Capturing Cosmic Rays with DSLR Nikon D7500

I read an article (cosmic rays) on facebook on capturing of cosmic rays using a DLSR. I was wondering if I could reproduce this at home using my Nikon D7500 with CMOS sensor. I set up my Nikon  (see settings) and found some "strikes" in my images which I believe could be linked to cosmic rays and even Muons.


Muons are part of the secundary cosmic rays still having huge energy up to 4GeV. We can expect 1 muon count/cm2/min at sea level. Having a APS-C sony sensor and planning for 10min exposure, this would mean about 30 hits. When analyzing my pictures I see a lot of dots of which some are hot spots.

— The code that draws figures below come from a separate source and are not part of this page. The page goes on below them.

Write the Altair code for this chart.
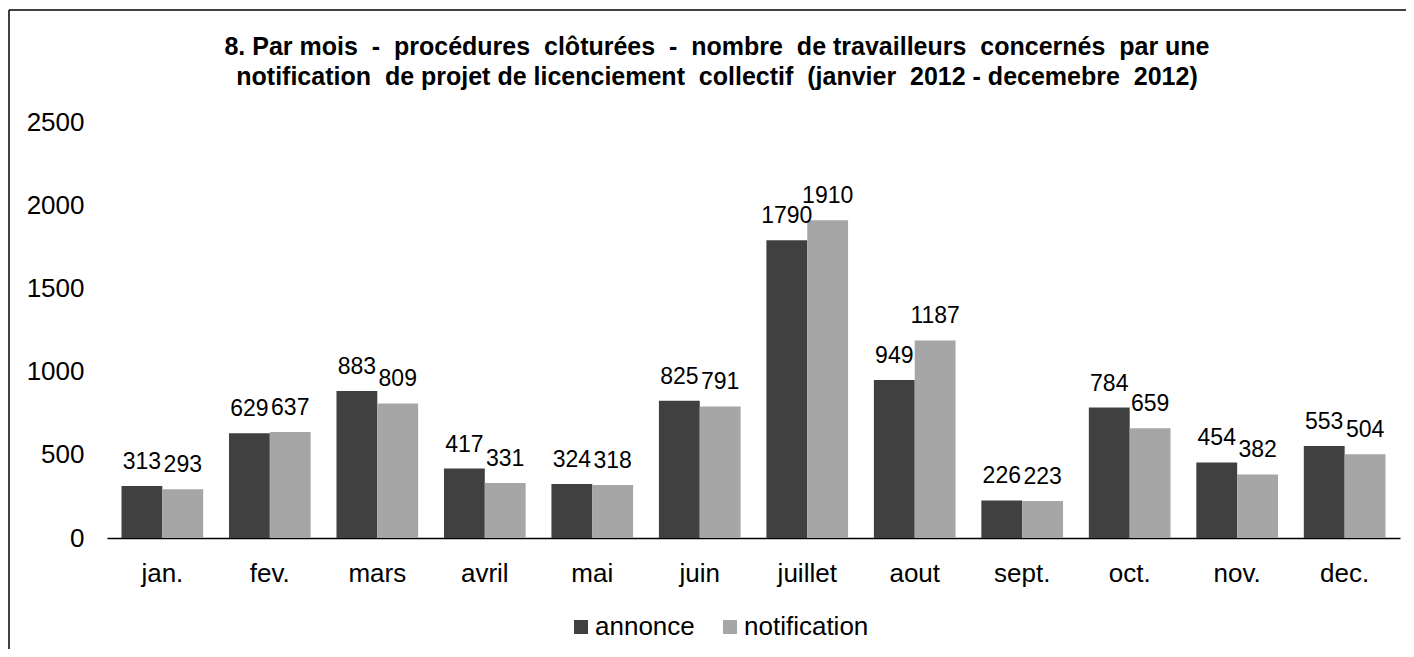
import altair as alt
import pandas as pd

months = ["jan.", "fev.", "mars", "avril", "mai", "juin", "juillet", "aout", "sept.", "oct.", "nov.", "dec."]
annonce = [313, 629, 883, 417, 324, 825, 1790, 949, 226, 784, 454, 553]
notification = [293, 637, 809, 331, 318, 791, 1910, 1187, 223, 659, 382, 504]
series = ["annonce", "notification"]
colors = ["#404040", "#a6a6a6"]
y_ticks = [0, 500, 1000, 1500, 2000, 2500]
S = "\u00a0"
title_lines = [
    f"8. Par mois {S}-{S} procédures {S}clôturées {S}-{S} nombre {S}de travailleurs {S}concernés {S}par une",
    f"notification {S}de projet de licenciement {S}collectif {S}(janvier {S}2012 - decemebre {S}2012)",
]

rows = []
for i, m in enumerate(months):
    rows.append({"mois": m, "serie": series[0], "valeur": annonce[i]})
    rows.append({"mois": m, "serie": series[1], "valeur": notification[i]})
df = pd.DataFrame(rows)

FONT = "Liberation Sans"
W, H = 1293, 416

x_enc = alt.X(
    "mois:N",
    sort=months,
    scale=alt.Scale(paddingInner=0.24, paddingOuter=0.135),
    axis=alt.Axis(
        title=None, labelAngle=0, ticks=False, domainColor="#000000", domainWidth=1.5,
        labelFontSize=26, labelColor="#000000", labelPadding=22, labelFont=FONT,
    ),
)
xo_enc = alt.XOffset("serie:N", sort=series, scale=alt.Scale(paddingInner=0, paddingOuter=0))
y_enc = alt.Y(
    "valeur:Q",
    scale=alt.Scale(domain=[0, 2500], nice=False),
    axis=alt.Axis(
        title=None, values=y_ticks, format="d", domain=False, ticks=False, grid=False,
        labelFontSize=26, labelColor="#000000", labelPadding=23, labelFont=FONT,
    ),
)
color_enc = alt.Color(
    "serie:N",
    sort=series,
    scale=alt.Scale(domain=series, range=colors),
    legend=alt.Legend(
        title=None, orient="none", legendX=461, legendY=492, direction="horizontal",
        symbolType="square", symbolSize=196, symbolStrokeWidth=0,
        labelFontSize=26, labelColor="#000000", labelFont=FONT, columnPadding=22, labelOffset=1,
    ),
)

base = alt.Chart(df)
bars = base.mark_bar().encode(x=x_enc, xOffset=xo_enc, y=y_enc, color=color_enc)
labels = base.mark_text(baseline="alphabetic", dy=-17, fontSize=23, color="#000000", font=FONT).encode(
    x=x_enc, xOffset=xo_enc, y=y_enc, text="valeur:Q"
)

one = pd.DataFrame({"k": [0]})
title1 = alt.Chart(one).mark_text(
    fontSize=25, fontWeight="bold", font=FONT, color="#000000", align="center", baseline="middle"
).encode(x=alt.value(610), y=alt.value(-75), text=alt.value(title_lines[0]))
title2 = alt.Chart(one).mark_text(
    fontSize=25, fontWeight="bold", font=FONT, color="#000000", align="center", baseline="middle"
).encode(x=alt.value(610), y=alt.value(-45), text=alt.value(title_lines[1]))

top_line = alt.Chart(one).mark_rule(color="#000000", strokeWidth=1.5).encode(
    x=alt.value(-98), x2=alt.value(1300), y=alt.value(-112)
)
left_line = alt.Chart(one).mark_rule(color="#000000", strokeWidth=1.5).encode(
    x=alt.value(-98), y=alt.value(-112), y2=alt.value(540)
)

chart = (
    alt.layer(bars, labels, title1, title2, top_line, left_line)
    .properties(
        width=W,
        height=H,
        autosize=alt.AutoSizeParams(type="none"),
        padding={"left": 99, "top": 114, "right": 6, "bottom": 111},
    )
    .configure(font=FONT, background="#ffffff")
    .configure_view(strokeWidth=0, stroke="transparent")
)

chart.save("out.html", embed_options={"renderer": "svg", "actions": False})
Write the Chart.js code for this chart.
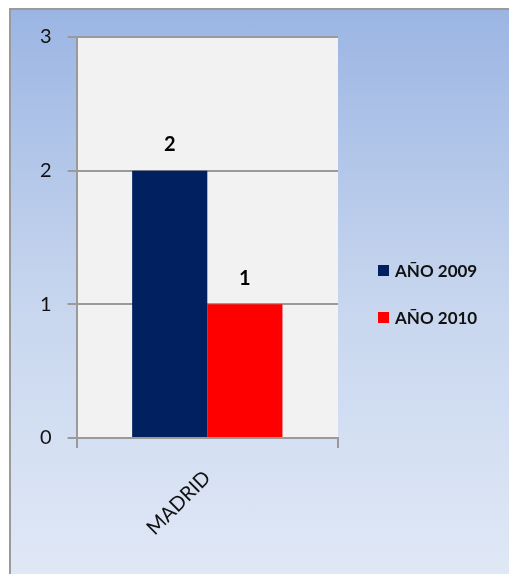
<!DOCTYPE html>
<html>
<head>
<meta charset="utf-8">
<script src="https://cdn.jsdelivr.net/npm/chart.js@4.4.1/dist/chart.umd.min.js"></script>
<style>
  html, body { margin: 0; padding: 0; background: #fff; }
  #wrap { position: relative; width: 509px; height: 574px; overflow: hidden; }
  #frame { position: absolute; left: 9px; top: 8px; width: 500px; height: 566px;
    border-left: 2px solid #9a9a9a; border-top: 2px solid #9a9a9a; box-sizing: border-box;
    background: linear-gradient(to bottom, #9bb5e3 0%, #c6d5ee 50%, #e0e8f6 100%); }
  #chart { position: absolute; left: 0; top: 0; }
  #legend { position: absolute; left: 378px; top: 259px; font-family: Lato, "Liberation Sans", sans-serif;
    font-weight: bold; font-size: 17px; color: #111; }
  .item { display: flex; align-items: center; height: 22px; margin-bottom: 25px; }
  .dot { width: 11px; height: 11px; margin-right: 6px; }
</style>
</head>
<body>
<div id="wrap">
  <div id="frame"></div>
  <canvas id="chart" width="509" height="574"></canvas>
  <div id="legend"></div>
</div>
<script>
  // ── Data ──
  var categories = ['MADRID'];
  var series = ['AÑO 2009', 'AÑO 2010'];
  var values2009 = [2];
  var values2010 = [1];
  var yTicks = [0, 1, 2, 3];
  var colors = ['#002060', '#ff0000'];

  var FONT = 'Lato, "Liberation Sans", sans-serif';

  /* legend in html */
  var leg = document.getElementById('legend');
  leg.innerHTML = series.map(function(s, i) {
    return '<div class="item"><span class="dot" style="background:' + colors[i] + '"></span>' + s + '</div>';
  }).join('');

  /* plot area fill */
  var plotBg = {
    id: 'plotBg',
    beforeDraw: function(chart) {
      var a = chart.chartArea, ctx = chart.ctx;
      ctx.save();
      ctx.fillStyle = '#f2f2f2';
      ctx.fillRect(a.left, a.top, a.right - a.left, a.bottom - a.top);
      ctx.restore();
    }
  };

  /* value labels above bars */
  var barLabels = {
    id: 'barLabels',
    afterDatasetsDraw: function(chart) {
      var ctx = chart.ctx;
      ctx.save();
      ctx.font = 'bold 20px ' + FONT;
      ctx.fillStyle = '#000';
      ctx.textAlign = 'center';
      ctx.textBaseline = 'middle';
      chart.data.datasets.forEach(function(ds, di) {
        chart.getDatasetMeta(di).data.forEach(function(bar, i) {
          ctx.fillText(String(ds.data[i]), bar.x, bar.y - 26);
        });
      });
      ctx.restore();
    }
  };

  new Chart(document.getElementById('chart').getContext('2d'), {
    type: 'bar',
    data: {
      labels: categories,
      datasets: [
        { label: series[0], data: values2009, backgroundColor: colors[0] },
        { label: series[1], data: values2010, backgroundColor: colors[1] }
      ]
    },
    options: {
      responsive: false,
      animation: false,
      categoryPercentage: 0.575,
      barPercentage: 1,
      layout: { padding: { left: 24, top: 37, right: 171, bottom: 16 } },
      plugins: { legend: { display: false }, tooltip: { enabled: false } },
      scales: {
        x: {
          grid: { offset: true, drawOnChartArea: false, color: '#9a9a9a', lineWidth: 2, tickLength: 10 },
          border: { color: '#9a9a9a', width: 2 },
          ticks: { minRotation: 45, maxRotation: 45, padding: 18, color: '#111',
            font: { family: FONT, size: 20 } }
        },
        y: {
          min: yTicks[0],
          max: yTicks[yTicks.length - 1],
          afterBuildTicks: function(axis) { axis.ticks = yTicks.map(function(v) { return { value: v }; }); },
          grid: { color: '#9a9a9a', lineWidth: 2, tickLength: 9 },
          border: { color: '#9a9a9a', width: 2 },
          ticks: { padding: 16, color: '#111', font: { family: FONT, size: 20 } }
        }
      }
    },
    plugins: [plotBg, barLabels]
  });
</script>
</body>
</html>
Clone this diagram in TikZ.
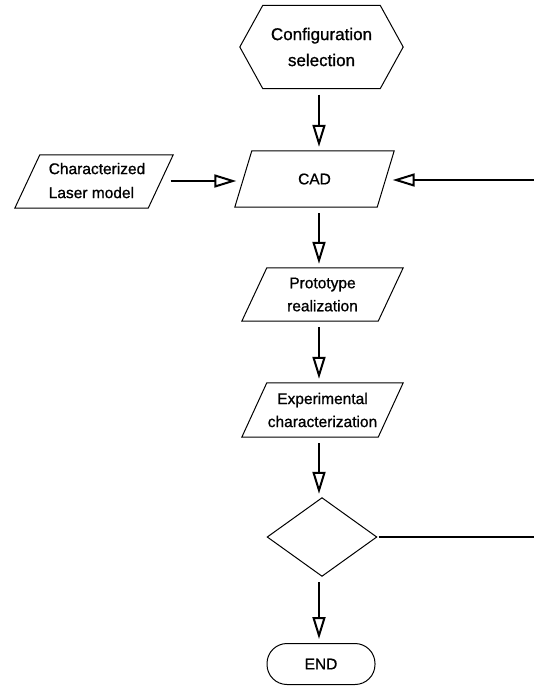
\documentclass[tikz,border=0pt]{standalone}
\usepackage{fontspec}
\setmainfont{Liberation Sans}
\newfontfamily\labfont[FakeBold=0.9]{Liberation Sans}
\usetikzlibrary{arrows.meta}
\newcommand\parashape[2]{\draw[shp] ([xshift=-#2/2]#1.south west) -- ([xshift=#2/2]#1.north west) -- ([xshift=#2/2]#1.north east) -- ([xshift=-#2/2]#1.south east) -- cycle;}
\begin{document}
\begin{tikzpicture}[x=1pt,y=-1pt,
  box/.style={draw=none, inner sep=0pt, align=center, font=\labfont\fontsize{15.5}{23}\selectfont},
  conn/.style={line width=1.2pt, -{Triangle[open,length=22pt,width=13pt,line width=2pt]}, shorten <=6pt, shorten >=4pt},
  shp/.style={line width=1pt}]
\useasboundingbox (0,0) rectangle (534,686);
\coordinate (spine) at (319,0);
\coordinate (hin) at (0,181);
\coordinate (rin) at (534,180);
\coordinate (rout) at (534,537);
% nodes
\node[box, font=\labfont\fontsize{17}{26}\selectfont, minimum width=163pt, minimum height=83pt] (hex) at (321.5,47) {Configuration\\selection};
\draw[shp] (hex.west) -- ([xshift=23pt]hex.north west) -- ([xshift=-23pt]hex.north east) -- (hex.east) -- ([xshift=-23pt]hex.south east) -- ([xshift=23pt]hex.south west) -- cycle;
\node[box, minimum width=142pt, minimum height=56pt] (cad) at (314.5,179) {CAD};
\parashape{cad}{17pt}
\node[box, minimum width=133pt, minimum height=53pt] (laser) at (94,181.5) {\hspace*{6pt}\begin{tabular}{@{}l@{}}Characterized\\[1pt]Laser model\end{tabular}};
\parashape{laser}{25pt}
\node[box, minimum width=136pt, minimum height=53pt] (proto) at (322.5,294.5) {Prototype\\realization};
\parashape{proto}{25pt}
\node[box, minimum width=136pt, minimum height=54pt] (exper) at (322.5,410) {Experimental\\characterization};
\parashape{exper}{25pt}
\node[box, minimum width=109pt, minimum height=78pt] (dec) at (322,537) {};
\draw[shp] (dec.west) -- (dec.north) -- (dec.east) -- (dec.south) -- cycle;
\node[box, draw, shp, rounded corners=20pt, minimum width=108pt, minimum height=41pt] (end) at (321,664) {END};
% connectors
\draw[conn] (hex.south -| spine) -- (cad.north -| spine);
\draw[conn] (cad.south -| spine) -- (proto.north -| spine);
\draw[conn] (proto.south -| spine) -- (exper.north -| spine);
\draw[conn] (exper.south -| spine) -- (dec.north -| spine);
\draw[conn] (dec.south -| spine) -- (end.north -| spine);
\draw[conn, shorten <=10pt, shorten >=7pt] (laser.east |- hin) -- (cad.west |- hin);
\draw[conn, shorten <=0pt, shorten >=7pt] (rin) -- (cad.east |- rin);
\draw[line width=1.2pt, shorten <=2pt] (dec.east) -- (rout);
\end{tikzpicture}
\end{document}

I counted about 40 counts on two images without the hotspots.


The double rings on the image are identified as hotspots. 
To compare, the energy of photons are 4x10exp-19 Joule (3.5eV), muons have an energy (when reaching Earth) of 6.4x10exp-10 Joule (4GeV) or 1.600.000.000 higher. 

Setting:
- Nikon D7500, without lens, but with cap and installed in a carton box
- Camera and thus sensor, horizontal positioned
- Lights: 12x600s, ISO3200
- Software : N.I.N.A. , APP, CS4

Some literature :
- Catching Cosmic Rays with DSLR.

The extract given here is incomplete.